Commonwealth, 131 Va. 762, 109 S.E. 427 (1921)).    "Intent is a

state of mind which can be evidenced only by the words or conduct

of the person who is claimed to have entertained it."     Banovitch

v. Commonwealth, 196 Va. 210, 216, 83 S.E.2d 369, 373 (1954).

"An overt act is required to prove an attempted offense because

without it, there is too much uncertainty as to the accused's

actual intent."    Tharrington v. Commonwealth, 2 Va. App. 491,

493, 346 S.E.2d 337, 339 (1986).   Here, there is evidence that

this appellant committed overt acts toward other units but there

is no evidence that he was the criminal agent who damaged the

nine entrances to the specific units for which he stands

convicted.   While it is true that it came to the attention of the

owner and one of his employees that the nine units of the

359-unit mini storage had been damaged, there is no evidence as

to when either of these persons last observed the particular

units.   Additionally, there is evidence that within approximately

thirty days prior to the discovery there had been other

break-ins.   We are of opinion and hold that the evidence is

insufficient to support appellant's guilt as the criminal agent

who damaged units 318, 319, 321, 322, 323, 334, 337, 338, and

339.

       The Commonwealth argues that even if we held the evidence is

insufficient, we should not consider this appeal because

                                - 6 -
appellant at no time made a motion to strike the Commonwealth's

evidence and at his sentencing hearing, he made statements

inconsistent with statements he made at trial.

     In support of its inconsistency argument, the Commonwealth

cites Beavers v. Commonwealth, 150 Va. 33, 142 S.E. 402 (1926).

The facts in that case are distinguishable from those before us.

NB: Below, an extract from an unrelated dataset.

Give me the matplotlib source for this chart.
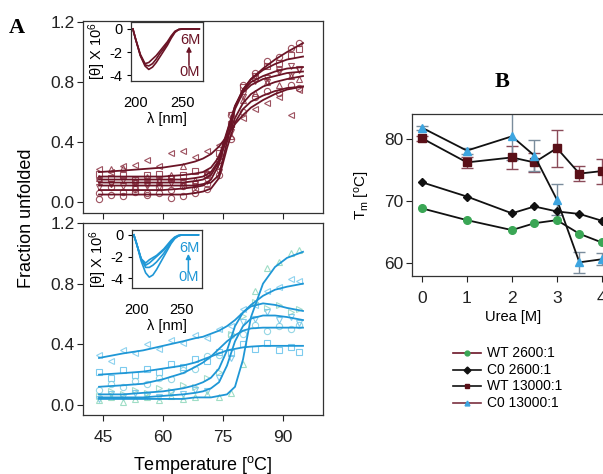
import matplotlib
matplotlib.use("Agg")
import matplotlib.pyplot as plt
from matplotlib.lines import Line2D

plt.rcParams['font.family'] = ['Liberation Sans', 'DejaVu Sans']
plt.rcParams['mathtext.default'] = 'regular'

# ---- panel A: thermal unfolding, fitted curves and measured points ----
T_FIT = [44, 50, 55, 60, 65, 68, 70, 72, 74, 76, 78, 80, 82, 85, 88, 91, 95]
T_MARK = [44, 47, 50, 53, 56, 59, 62, 65, 68, 71, 74, 77, 80, 83, 86, 89, 92, 94]

wt_fits = [
    [0.20, 0.21, 0.22, 0.23, 0.25, 0.27, 0.29, 0.32, 0.37, 0.44, 0.52, 0.58, 0.63, 0.68, 0.72, 0.75, 0.77],
    [0.08, 0.08, 0.08, 0.08, 0.09, 0.10, 0.11, 0.15, 0.25, 0.45, 0.63, 0.75, 0.82, 0.89, 0.95, 1.00, 1.06],
    [0.17, 0.17, 0.17, 0.17, 0.18, 0.19, 0.20, 0.23, 0.30, 0.47, 0.64, 0.75, 0.82, 0.88, 0.92, 0.95, 0.97],
    [0.13, 0.13, 0.13, 0.13, 0.13, 0.14, 0.15, 0.18, 0.27, 0.46, 0.64, 0.74, 0.80, 0.84, 0.87, 0.89, 0.90],
    [0.11, 0.11, 0.11, 0.11, 0.11, 0.11, 0.12, 0.13, 0.18, 0.40, 0.62, 0.73, 0.78, 0.82, 0.84, 0.86, 0.87],
    [0.15, 0.15, 0.15, 0.15, 0.15, 0.16, 0.17, 0.20, 0.28, 0.42, 0.56, 0.66, 0.72, 0.77, 0.80, 0.82, 0.84],
    [0.05, 0.05, 0.05, 0.05, 0.05, 0.06, 0.07, 0.09, 0.16, 0.36, 0.53, 0.62, 0.67, 0.71, 0.74, 0.76, 0.77],
]
wt_points = [
    [0.22, 0.20, 0.24, 0.25, 0.28, 0.24, 0.33, 0.34, 0.30, 0.34, 0.38, 0.52, 0.56, 0.62, 0.66, 0.70, 0.58, 0.75],
    [0.06, 0.10, 0.07, 0.09, 0.06, 0.10, 0.08, 0.11, 0.09, 0.12, 0.28, 0.58, 0.78, 0.86, 0.94, 0.97, 1.03, 1.06],
    [0.19, 0.16, 0.18, 0.15, 0.18, 0.19, 0.16, 0.18, 0.21, 0.19, 0.33, 0.52, 0.77, 0.83, 0.91, 0.93, 0.98, 1.02],
    [0.14, 0.12, 0.15, 0.13, 0.11, 0.14, 0.16, 0.13, 0.12, 0.18, 0.24, 0.58, 0.72, 0.84, 0.83, 0.88, 0.91, 0.89],
    [0.10, 0.12, 0.11, 0.09, 0.12, 0.10, 0.13, 0.11, 0.10, 0.14, 0.20, 0.47, 0.70, 0.81, 0.80, 0.87, 0.85, 0.88],
    [0.16, 0.22, 0.23, 0.14, 0.17, 0.15, 0.18, 0.24, 0.15, 0.20, 0.31, 0.44, 0.68, 0.73, 0.80, 0.78, 0.84, 0.82],
    [0.02, 0.05, 0.04, 0.07, 0.05, 0.06, 0.03, 0.04, 0.06, 0.09, 0.18, 0.42, 0.60, 0.70, 0.74, 0.73, 0.78, 0.76],
]
wt_markers = ['<', 'o', 's', 'v', 'v', '^', 'o']

c0_fits = [
    [0.31, 0.34, 0.36, 0.39, 0.42, 0.44, 0.45, 0.47, 0.49, 0.52, 0.56, 0.61, 0.66, 0.72, 0.76, 0.78, 0.80],
    [0.20, 0.21, 0.22, 0.24, 0.26, 0.28, 0.30, 0.32, 0.34, 0.36, 0.37, 0.38, 0.385, 0.39, 0.39, 0.39, 0.39],
    [0.12, 0.13, 0.14, 0.17, 0.21, 0.25, 0.28, 0.32, 0.37, 0.42, 0.46, 0.49, 0.505, 0.51, 0.51, 0.51, 0.51],
    [0.07, 0.07, 0.08, 0.09, 0.11, 0.13, 0.15, 0.18, 0.24, 0.36, 0.52, 0.61, 0.65, 0.67, 0.66, 0.64, 0.62],
    [0.05, 0.05, 0.05, 0.06, 0.07, 0.08, 0.09, 0.11, 0.15, 0.26, 0.42, 0.52, 0.57, 0.59, 0.59, 0.58, 0.56],
    [0.04, 0.04, 0.04, 0.04, 0.04, 0.05, 0.05, 0.05, 0.06, 0.07, 0.12, 0.30, 0.58, 0.80, 0.91, 0.97, 1.01],
]
c0_points = [
    [0.33, 0.29, 0.36, 0.34, 0.40, 0.37, 0.43, 0.41, 0.46, 0.44, 0.50, 0.52, 0.63, 0.66, 0.75, 0.78, 0.83, 0.82],
    [0.22, 0.18, 0.23, 0.20, 0.24, 0.22, 0.27, 0.25, 0.30, 0.29, 0.35, 0.34, 0.40, 0.37, 0.41, 0.36, 0.38, 0.35],
    [0.10, 0.14, 0.12, 0.16, 0.14, 0.18, 0.17, 0.23, 0.24, 0.32, 0.33, 0.46, 0.47, 0.53, 0.49, 0.52, 0.50, 0.53],
    [0.06, 0.09, 0.07, 0.10, 0.08, 0.11, 0.09, 0.13, 0.12, 0.18, 0.22, 0.47, 0.59, 0.68, 0.64, 0.66, 0.61, 0.63],
    [0.04, 0.07, 0.05, 0.08, 0.06, 0.05, 0.08, 0.07, 0.10, 0.09, 0.18, 0.31, 0.55, 0.57, 0.61, 0.56, 0.58, 0.54],
    [0.03, 0.05, 0.02, 0.04, 0.05, 0.03, 0.06, 0.04, 0.05, 0.07, 0.05, 0.08, 0.27, 0.75, 0.90, 0.94, 1.00, 1.02],
]
c0_markers = ['<', 's', 'o', '>', 'v', '^']
c0_point_colors = ['#7ccbec', '#66c2ec', '#84d0e0', '#98d8c4', '#70c4e8', '#8ed8bc']

# ---- insets: CD spectra, 0 M to 6 M urea ----
WL = [197, 200, 205, 210, 214, 218, 222, 226, 230, 234, 238, 242, 246, 250, 258, 268]
wt_cd = [
    [0.0, -0.9, -2.3, -3.2, -3.5, -3.3, -2.9, -2.4, -1.9, -1.4, -0.8, -0.3, -0.05, 0.0, 0.0, 0.0],
    [0.0, -0.9, -2.3, -3.1, -3.2, -3.0, -2.6, -2.1, -1.7, -1.2, -0.7, -0.25, -0.05, 0.0, 0.0, 0.0],
    [0.0, -0.9, -2.2, -3.0, -2.9, -2.6, -2.3, -1.9, -1.5, -1.1, -0.6, -0.2, -0.05, 0.0, 0.0, 0.0],
]
c0_cd = [
    [0.0, -0.8, -2.4, -3.5, -3.9, -3.7, -3.2, -2.6, -2.0, -1.4, -0.8, -0.35, -0.1, 0.0, 0.0, 0.0],
    [0.0, -0.8, -2.2, -3.0, -3.0, -2.8, -2.5, -2.1, -1.7, -1.2, -0.7, -0.3, -0.1, 0.0, 0.0, 0.0],
    [0.0, -0.8, -2.2, -2.8, -2.6, -2.3, -2.0, -1.7, -1.4, -1.0, -0.6, -0.25, -0.05, 0.0, 0.0, 0.0],
    [0.0, -0.8, -2.2, -2.6, -2.3, -2.1, -1.9, -1.6, -1.3, -0.9, -0.5, -0.2, -0.05, 0.0, 0.0, 0.0],
]

# ---- panel B: Tm versus urea ----
urea = [0, 1, 2, 2.5, 3, 3.5, 4]
tm_wt_2600 = [68.8, 66.9, 65.3, 66.4, 66.9, 64.7, 63.3]
tm_c0_2600 = [73.0, 70.7, 68.0, 69.1, 68.3, 67.9, 66.8]
tm_wt_13000 = [80.1, 76.2, 77.0, 76.2, 78.5, 74.4, 74.8]
tm_c0_13000 = [81.8, 78.1, 80.4, 77.3, 70.2, 60.1, 60.6]
err_wt_13000 = [0.4, 0.9, 1.8, 1.5, 3.0, 1.2, 2.0]
err_c0_13000 = [0.3, 0.5, 3.8, 2.5, 2.5, 1.7, 1.0]
legend_labels = ['WT 2600:1', 'C0 2600:1', 'WT 13000:1', 'C0 13000:1']

WT_LINE = '#6b1426'
WT_PT = '#8c3444'
C0_LINE = '#1f97d6'

W, H = 603, 474
fig = plt.figure(figsize=(W / 100, H / 100), dpi=100)


def box(l, t, r, b):
    return [l / W, 1 - b / H, (r - l) / W, (b - t) / H]


def style_main(ax, ylim):
    ax.set_xlim(40, 100)
    ax.set_ylim(*ylim)
    ax.set_xticks([45, 60, 75, 90])
    ax.set_yticks([0.0, 0.4, 0.8, 1.2])
    ax.set_yticklabels(['0.0', '0.4', '0.8', '1.2'])
    ax.tick_params(direction='out', length=4, width=0.8, labelsize=12.5, pad=2, colors='#222222')
    ax.tick_params(axis='x', pad=7)
    for s in ax.spines.values():
        s.set_color('#333333')
        s.set_linewidth(0.9)


def draw_panel(ax, fits, points, markers, pcolors, lcolor):
    for fit, pts, mk, pc in zip(fits, points, markers, pcolors):
        ax.plot(T_MARK, pts, linestyle='none', marker=mk, markersize=4.5,
                markerfacecolor='none', markeredgecolor=pc, markeredgewidth=0.8,
                alpha=0.85, zorder=2)
        ax.plot(T_FIT, fit, color=lcolor, lw=1.3, solid_joinstyle='round', zorder=3)


ax_top = fig.add_axes(box(83, 21, 323, 213))
style_main(ax_top, (-0.073, 1.207))
ax_top.tick_params(axis='x', labelbottom=False)
draw_panel(ax_top, wt_fits, wt_points, wt_markers, [WT_PT] * len(wt_fits), WT_LINE)

ax_bot = fig.add_axes(box(83, 223, 323, 415))
style_main(ax_bot, (-0.066, 1.193))
draw_panel(ax_bot, c0_fits, c0_points, c0_markers, c0_point_colors, C0_LINE)


def draw_inset(rect, spectra, color, ylim, lab_y):
    ins = fig.add_axes(rect)
    for s in spectra:
        ins.plot(WL, s, color=color, lw=1.2)
    ins.set_xlim(195, 272)
    ins.set_ylim(*ylim)
    ins.set_xticks([200, 250])
    ins.set_yticks([0, -2, -4])
    ins.set_yticklabels(['0', '-2', '-4'])
    ins.tick_params(axis='y', direction='out', length=3, pad=3, labelsize=10.5)
    ins.tick_params(axis='x', length=0, pad=11, labelsize=10.5)
    ins.set_xlabel('λ [nm]', fontsize=10.5, labelpad=1)
    ins.set_ylabel('[θ] X 10$^6$', fontsize=10.5, labelpad=1)
    for s in ins.spines.values():
        s.set_color('#333333')
        s.set_linewidth(0.9)
    ins.text(269, lab_y[0], '6M', color=color, fontsize=10.5, ha='right', va='center')
    ins.text(269, lab_y[1], '0M', color=color, fontsize=10.5, ha='right', va='center')
    ins.annotate('', xy=(257, lab_y[0] - 0.55), xytext=(257, lab_y[1] + 0.55),
                 arrowprops=dict(arrowstyle='-|>', color=color, lw=1.1,
                                 mutation_scale=7, shrinkA=0, shrinkB=0))
    return ins


draw_inset(box(131, 22, 203, 81), wt_cd, WT_LINE, (-4.5, 0.6), (-0.96, -3.7))
draw_inset(box(132, 230, 202, 288), c0_cd, C0_LINE, (-4.9, 0.45), (-1.2, -3.9))

fig.text(27 / W, 1 - 218 / H, 'Fraction unfolded', rotation=90, ha='center', va='center',
         fontsize=13)
fig.text(203 / W, 1 - 465 / H, 'Temperature [$^o$C]', ha='center', va='center', fontsize=13)
fig.text(17 / W, 1 - 28 / H, 'A', family='Liberation Serif', fontweight='bold',
         fontsize=16, ha='center', va='center')
fig.text(502 / W, 1 - 82 / H, 'B', family='Liberation Serif', fontweight='bold',
         fontsize=16, ha='center', va='center')

# panel B runs past the right edge of the canvas
ax_b = fig.add_axes(box(412, 114, 412 + 6.42 * 45, 276))
ax_b.set_xlim(-0.22, 6.2)
ax_b.set_ylim(57.9, 84.0)
ax_b.errorbar(urea, tm_wt_13000, yerr=err_wt_13000, fmt='none', ecolor='#8a4a58',
              elinewidth=1.0, capsize=4, zorder=2)
ax_b.errorbar(urea, tm_c0_13000, yerr=err_c0_13000, fmt='none', ecolor='#7a8c9c',
              elinewidth=1.0, capsize=4, zorder=2)
series = [
    (tm_wt_2600, 'o', '#3aa655'),
    (tm_c0_2600, 'D', '#111111'),
    (tm_wt_13000, 's', '#5a1018'),
    (tm_c0_13000, '^', '#3da5e0'),
]
for vals, mk, mc in series:
    ax_b.plot(urea, vals, color='#111111', lw=1.3, marker=mk, markersize=5.5 if mk != 'D' else 4.5,
              markerfacecolor=mc, markeredgecolor=mc, zorder=3)
ax_b.set_xticks([0, 1, 2, 3, 4, 5, 6])
ax_b.set_yticks([60, 70, 80])
ax_b.tick_params(direction='out', length=4, width=0.8, labelsize=12.5, colors='#222222', pad=2)
ax_b.tick_params(axis='x', pad=7)
for s in ax_b.spines.values():
    s.set_color('#333333')
    s.set_linewidth(0.9)
fig.text(362 / W, 1 - 195 / H, 'T$_m$ [$^o$C]', rotation=90, ha='center', va='center',
         fontsize=11)
fig.text(513 / W, 1 - 317 / H, 'Urea [M]', ha='center', va='center', fontsize=10.5)

# legend drawn by hand below panel B
leg_line = [WT_LINE, '#111111', '#111111', '#7a3040']
leg_mark = [('o', '#3aa655'), ('D', '#111111'), ('s', '#5a1018'), ('^', '#3da5e0')]
for i, lab in enumerate(legend_labels):
    y = 1 - (353 + i * 16.7) / H
    fig.add_artist(Line2D([453 / W, 481 / W], [y, y], color=leg_line[i], lw=1.2))
    fig.add_artist(Line2D([467 / W], [y], marker=leg_mark[i][0], markersize=3.5,
                          color=leg_mark[i][1], linestyle='none'))
    fig.text(487 / W, y, lab, ha='left', va='center', fontsize=10)

fig.savefig('out.png', dpi=100)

Here appellant consistently denied any involvement with the nine

units.   There was no relevant inconsistency in his testimony at

trial and at sentencing.
     As the Commonwealth argues, appellant did not specifically

make any motion to strike the evidence that was based upon

insufficiency.   However, in his closing argument, counsel for

appellant addressed the trial court, saying:
          [M]y client is charged with a number of
          attempted, attempts to break-in to, I believe
          it is nine of those warehouses, Judge I don't
          think the Court has heard evidence that would
          in any way sufficiently tie my client to
          going to the first one through the ninth one.
           [Adams and Sandy] have talked about going
          into a warehouse and taking some items out
          but neither of them, and they then digress
          into we were just kind of there and . . . I'd
          ask the Court to give great weight to the
          Commonwealth's witnesses in what they had to
          say about attempted break-ins at a number of,
          of the warehouse, the specific units.

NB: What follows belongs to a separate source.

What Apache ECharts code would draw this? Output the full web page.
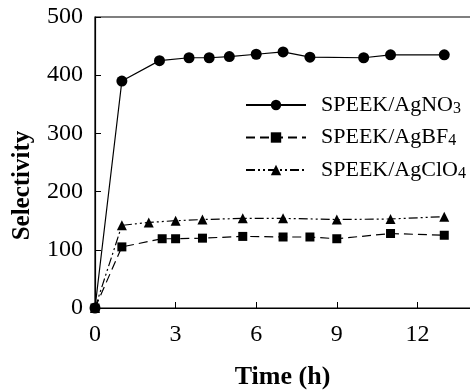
<!DOCTYPE html>
<html>
<head>
<meta charset="utf-8">
<script src="https://cdn.jsdelivr.net/npm/echarts@6/dist/echarts.min.js"></script>
<style>
  html, body { margin: 0; padding: 0; background: #fff; }
  #chart { width: 470px; height: 392px; }
</style>
</head>
<body>
<div id="chart"></div>
<script>
// data
const timeNO3 = [0, 1, 2.4, 3.5, 4.25, 5, 6, 7, 8, 10, 11, 13];
const selNO3 = [0, 390, 425, 430, 430, 432, 436, 440, 431, 430, 435, 435];
const timeBF4 = [0, 1, 2.5, 3, 4, 5.5, 7, 8, 9, 11, 13];
const selBF4 = [0, 105, 119, 119, 120, 123, 122, 122, 119, 128, 125];
const timeClO4 = [0, 1, 2, 3, 4, 5.5, 7, 9, 11, 13];
const selClO4 = [0, 142, 147, 150, 152, 154, 154, 152, 153, 157];
const names = ['SPEEK/AgNO{s|3}', 'SPEEK/AgBF{s|4}', 'SPEEK/AgClO{s|4}'];

const pairs = (xs, ys) => xs.map((x, i) => [x, ys[i]]);
const font = 'Liberation Serif';

const chart = echarts.init(document.getElementById('chart'));

const mkSeries = (name, data, symbol, size, dash) => ({
  name: name,
  type: 'line',
  data: data,
  symbol: symbol,
  symbolSize: size,
  showSymbol: true,
  color: '#000',
  itemStyle: { color: '#000' },
  lineStyle: { color: '#000', width: 1.2, type: dash },
  animation: false,
  z: 3
});

chart.setOption({
  animation: false,
  grid: {
    left: 95, top: 17, bottom: 84, right: -28,
    outerBoundsMode: 'none',
    show: true, borderColor: '#000', borderWidth: 1.2
  },
  legend: {
    orient: 'vertical',
    left: 240, top: 89,
    itemWidth: 60, itemHeight: 13, itemGap: 10,
    data: names,
    textStyle: {
      fontFamily: font, fontSize: 22, color: '#000',
      padding: [0, 0, 0, 10],
      rich: {
        s: { fontFamily: font, fontSize: 16, color: '#000', verticalAlign: 'bottom', padding: [7, 0, 0, 0] }
      }
    }
  },
  xAxis: {
    type: 'value', min: 0, max: 15, interval: 3,
    name: 'Time (h)', nameLocation: 'middle', nameGap: 56,
    nameTextStyle: { fontFamily: font, fontSize: 26, fontWeight: 'bold', color: '#000', padding: [0, 28, 0, 0] },
    axisLine: { lineStyle: { color: '#000', width: 1.2 } },
    axisTick: { inside: true, length: 6, lineStyle: { color: '#000' } },
    axisLabel: { fontFamily: font, fontSize: 24, color: '#000', margin: 15 },
    splitLine: { show: false }
  },
  yAxis: {
    type: 'value', min: 0, max: 500, interval: 100,
    name: 'Selectivity', nameLocation: 'middle', nameRotate: 90, nameGap: 60,
    nameTextStyle: { fontFamily: font, fontSize: 25, fontWeight: 'bold', color: '#000', padding: [0, 46, 0, 0] },
    axisLine: { lineStyle: { color: '#000', width: 1.2 } },
    axisTick: { inside: true, length: 6, lineStyle: { color: '#000' } },
    axisLabel: { fontFamily: font, fontSize: 24, color: '#000', margin: 12 },
    splitLine: { show: false }
  },
  series: [
    mkSeries(names[0], pairs(timeNO3, selNO3), 'circle', 11, 'solid'),
    mkSeries(names[1], pairs(timeBF4, selBF4), 'rect', 9, [9, 5]),
    mkSeries(names[2], pairs(timeClO4, selClO4), 'triangle', 10, [9, 3, 2, 3, 2, 3])
  ]
});
</script>
</body>
</html>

Citing Williams v. Commonwealth, 6 Va. App. 412, 368 S.E.2d 293
(1988), the Commonwealth argues that the sufficiency of the

evidence argument cannot be considered by this Court.   The

Commonwealth then properly cites a later en banc decision by this

Court in Campbell v. Commonwealth, 12 Va. App. 476, 405 S.E.2d 1

                               - 7 -
(1991), in which we said:
            To the extent that [the case] holds that an
          appeal of the sufficiency of the evidence is
          barred by the failure to move to strike the
          Commonwealth's evidence at the conclusion of
          the defendant's evidence even if the issue is
          clearly presented to the trial court by a
          motion to strike at the conclusion of the
          Commonwealth's evidence and in a closing
          argument to a trial court, we overrule it.

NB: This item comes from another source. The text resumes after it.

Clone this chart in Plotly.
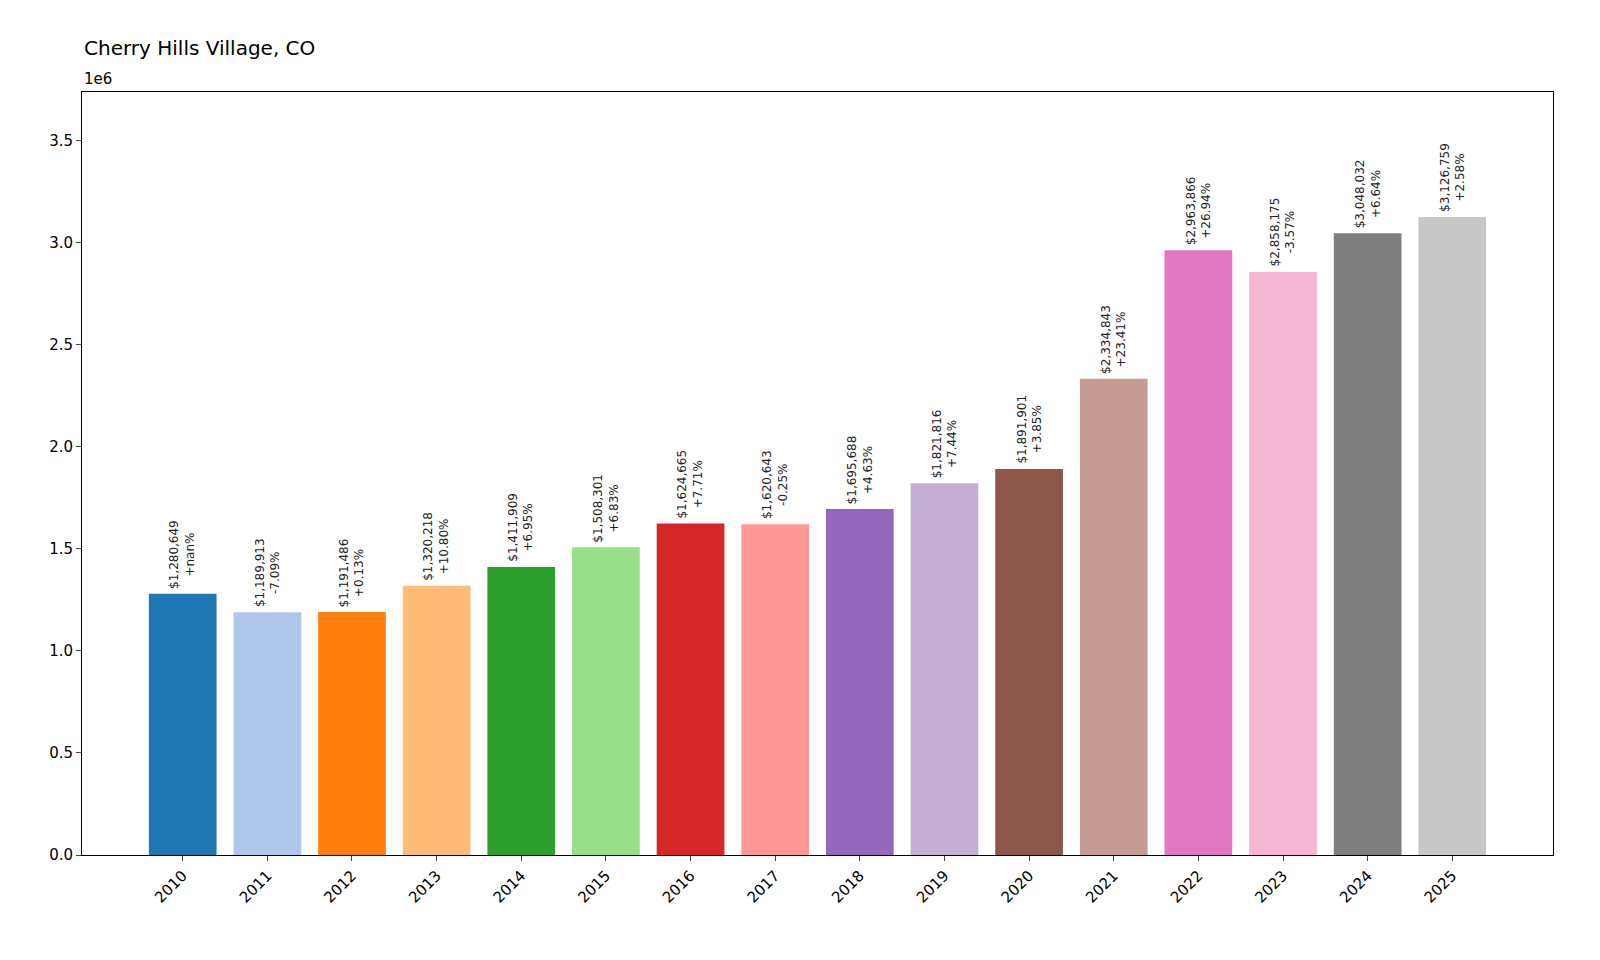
import plotly.graph_objects as go

years = list(range(2010, 2026))
values = [1280649, 1189913, 1191486, 1320218, 1411909, 1508301, 1624665, 1620643,
          1695688, 1821816, 1891901, 2334843, 2963866, 2858175, 3048032, 3126759]
colors = ["#1f77b4", "#aec7e8", "#ff7f0e", "#ffbb78", "#2ca02c", "#98df8a", "#d62728", "#ff9896",
          "#9467bd", "#c5b0d5", "#8c564b", "#c49c94", "#e377c2", "#f7b6d2", "#7f7f7f", "#c7c7c7"]

xs = list(range(len(years)))
ys = [v / 1e6 for v in values]

fig = go.Figure(go.Bar(x=xs, y=ys, marker=dict(color=colors, line=dict(width=0)), width=0.8))

for i, v in enumerate(values):
    pct = "+nan%" if i == 0 else f"{(v / values[i-1] - 1) * 100:+.2f}%"
    fig.add_annotation(x=i, y=v / 1e6, xref="x", yref="y", text=f"${v:,}<br>{pct}",
                       textangle=-90, showarrow=False, yanchor="bottom", yshift=3,
                       font=dict(size=12, color="#222"), align="center")

fig.add_annotation(text="Cherry Hills Village, CO", xref="paper", yref="paper", x=0, y=1,
                   xanchor="left", yanchor="bottom", yshift=30, showarrow=False,
                   font=dict(size=20, color="black"))
fig.add_annotation(text="1e6", xref="paper", yref="paper", x=0, y=1,
                   xanchor="left", yanchor="bottom", yshift=2, showarrow=False,
                   font=dict(size=15, color="black"))

fig.update_layout(
    width=1600, height=960, plot_bgcolor="white", paper_bgcolor="white",
    margin=dict(l=74, r=55, t=84, b=113), showlegend=False,
    font=dict(family="DejaVu Sans", color="black"),
    xaxis=dict(range=[-1.19, 15.79 + 0.4], tickmode="array", tickvals=xs,
               ticktext=[str(y) for y in years], tickangle=-45, ticks="outside",
               ticklen=5, tickfont=dict(size=15), showline=True, linecolor="black",
               mirror=True, showgrid=False, zeroline=False),
    yaxis=dict(range=[0, 3.74], tickvals=[0, 0.5, 1, 1.5, 2, 2.5, 3, 3.5],
               ticktext=["0.0", "0.5", "1.0", "1.5", "2.0", "2.5", "3.0", "3.5"],
               ticks="outside", ticklen=5, tickfont=dict(size=15), showline=True,
               linecolor="black", mirror=True, showgrid=False, zeroline=False),
)
fig.write_html("out.html")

Id. at 481, 405 S.E.2d at 3 (emphasis added).   The Commonwealth

further argues that the sufficiency issue was not "clearly

presented" to the trial court in the closing argument and,

therefore, appellant is barred from making the sufficiency

argument in this appeal.   Assuming, without deciding, that the

sufficiency argument made in closing argument was not "clearly

sufficient" to advise the trial court that appellant intended for

his argument to be a motion to strike, we hold that on this

evidence the ends of justice require that appellant's convictions

cannot be justified when the evidence does not prove that

appellant was the criminal agent.

     Accordingly, the judgment of the trial court is reversed and

appellant is dismissed from further prosecution on these charges.
                                         Reversed and dismissed.